__THE EXERCISE__. For the listing below, give the count of lines containing "with", and no other text.

# # # #

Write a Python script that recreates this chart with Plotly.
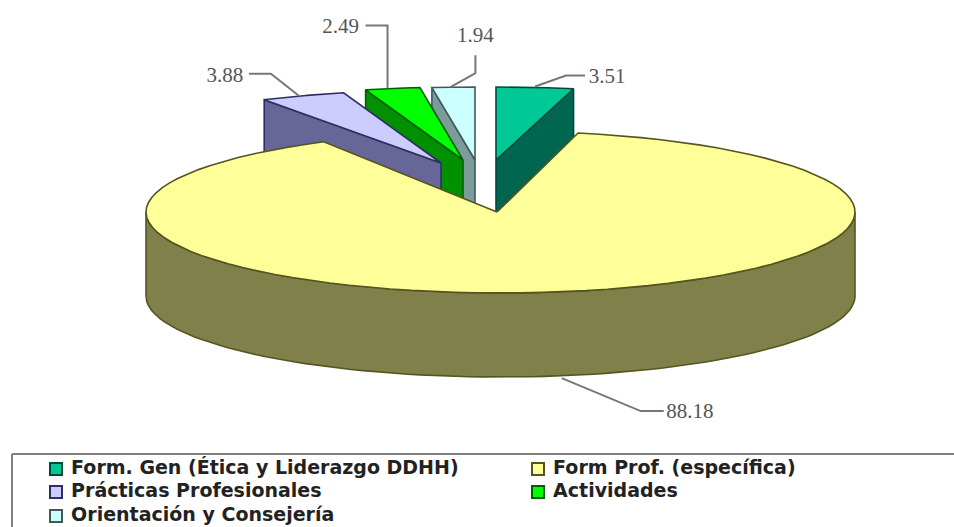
import numpy as np
import plotly.graph_objects as go

# Slice data, clockwise from twelve o'clock
categories = ["Form. Gen (Ética y Liderazgo DDHH)", "Form Prof. (específica)",
              "Prácticas Profesionales", "Actividades", "Orientación y Consejería"]
values = [3.51, 88.18, 3.88, 2.49, 1.94]
value_labels = ["3.51", "88.18", "3.88", "2.49", "1.94"]

top_colors = ["#00C896", "#FFFF99", "#CCCCFF", "#00FF00", "#CCFFFF"]
side_colors = ["#00664F", "#80804A", "#666699", "#009000", "#7C9C9C"]
edge_colors = ["#004A3A", "#55551F", "#2E2E66", "#006000", "#3F5A5A"]

# Pie geometry in page pixels
CX, CY = 497, 212
ARC_CX = 500.5
RX, RY = 354.5, 81
RY_PULLED = 73
DEPTH = 84
pull = [(-1, -52), (0, 0), (-56, -49), (-34, -52), (-22, -52)]

# Leader line bends and label centres, relative to the middle of each slice's outer arc
leader_bends = [
    [(0, -1), (31, -12), (50, -12)],
    [(8, 2), (87, 35), (110, 35)],
    [(-4, 0), (-32, -22), (-54, -22)],
    [(-5, 0), (-5, -63), (-27, -63)],
    [(-3, 0), (22, -14), (22, -32)],
]
label_offsets = [(72, -10), (136, 37), (-78, -19), (-52, -61), (22, -50)]

# Legend layout
legend_x = [56, 538, 56, 538, 56]
legend_y = [469, 469, 492, 492, 516]

fractions = np.array(values) / sum(values)
ends = np.cumsum(fractions) * 2 * np.pi
starts = ends - fractions * 2 * np.pi


def arc(a0, a1, ax, ay, ry):
    t = np.linspace(a0, a1, 90)
    return ax + RX * np.sin(t), ay - ry * np.cos(t)


def poly(fig, x, y, fill, edge, width=1.6):
    fig.add_trace(go.Scatter(
        x=np.r_[x, x[0]], y=np.r_[y, y[0]], mode="lines", fill="toself",
        fillcolor=fill, line=dict(color=edge, width=width),
        hoverinfo="skip", showlegend=False))


fig = go.Figure()

# Pulled slices, back to front, with the large slice painted over their lower parts
for i in [4, 3, 2, 0]:
    ax, ay = CX + pull[i][0], CY + pull[i][1]
    # Cut face turned towards the viewer
    a = ends[i] if i == 0 else starts[i]
    ex, ey = ax + RX * np.sin(a), ay - RY_PULLED * np.cos(a)
    poly(fig, np.array([ax, ex, ex, ax]), np.array([ay, ey, ey + DEPTH, ay + DEPTH]),
         side_colors[i], edge_colors[i])
    x, y = arc(starts[i], ends[i], ax, ay, RY_PULLED)
    poly(fig, np.r_[ax, x], np.r_[ay, y], top_colors[i], edge_colors[i])

# Large slice: rim first, then its top face
x, y = arc(np.pi / 2, 3 * np.pi / 2, ARC_CX, CY, RY)
poly(fig, np.r_[x, x[::-1]], np.r_[y, y[::-1] + DEPTH], side_colors[1], edge_colors[1])
x, y = arc(starts[1], ends[1], ARC_CX, CY, RY)
poly(fig, np.r_[CX, x], np.r_[CY, y], top_colors[1], edge_colors[1])

# Leader lines and value labels
for i, text in enumerate(value_labels):
    mid = (starts[i] + ends[i]) / 2
    big = i == 1
    ax = ARC_CX if big else CX + pull[i][0]
    ay = CY + pull[i][1]
    mx = ax + RX * np.sin(mid)
    my = ay - (RY if big else RY_PULLED) * np.cos(mid) + (DEPTH if big else 0)
    fig.add_trace(go.Scatter(
        x=[mx + p[0] for p in leader_bends[i]], y=[my + p[1] for p in leader_bends[i]],
        mode="lines", line=dict(color="#777777", width=2),
        hoverinfo="skip", showlegend=False))
    fig.add_trace(go.Scatter(
        x=[mx + label_offsets[i][0]], y=[my + label_offsets[i][1]], mode="text",
        text=[text], textposition="middle center",
        textfont=dict(family="Liberation Serif", size=21, color="#555555"),
        hoverinfo="skip", showlegend=False))

# Legend swatches and entries
for i, name in enumerate(categories):
    fig.add_trace(go.Scatter(
        x=[legend_x[i]], y=[legend_y[i]], mode="markers+text",
        marker=dict(symbol="square", size=12, color=top_colors[i],
                    line=dict(color=edge_colors[i], width=2)),
        text=[" " + name], textposition="middle right",
        textfont=dict(family="DejaVu Sans", size=19, color="#222222", weight="bold"),
        hoverinfo="skip", showlegend=False))

# Legend frame, open at the right and bottom page edges
frame = dict(color="#808080", width=2)
fig.add_shape(type="line", x0=12, x1=954, y0=454, y1=454, line=frame)
fig.add_shape(type="line", x0=12, x1=12, y0=454, y1=527, line=frame)

fig.update_layout(
    width=954, height=527, margin=dict(l=0, r=0, t=0, b=0),
    plot_bgcolor="white", paper_bgcolor="white", showlegend=False,
    xaxis=dict(range=[0, 954], visible=False, fixedrange=True),
    yaxis=dict(range=[527, 0], visible=False, fixedrange=True),
)
fig.write_html("out.html", config=dict(displayModeBar=False))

# # # #

__COMPLETE OUTPUT__. 2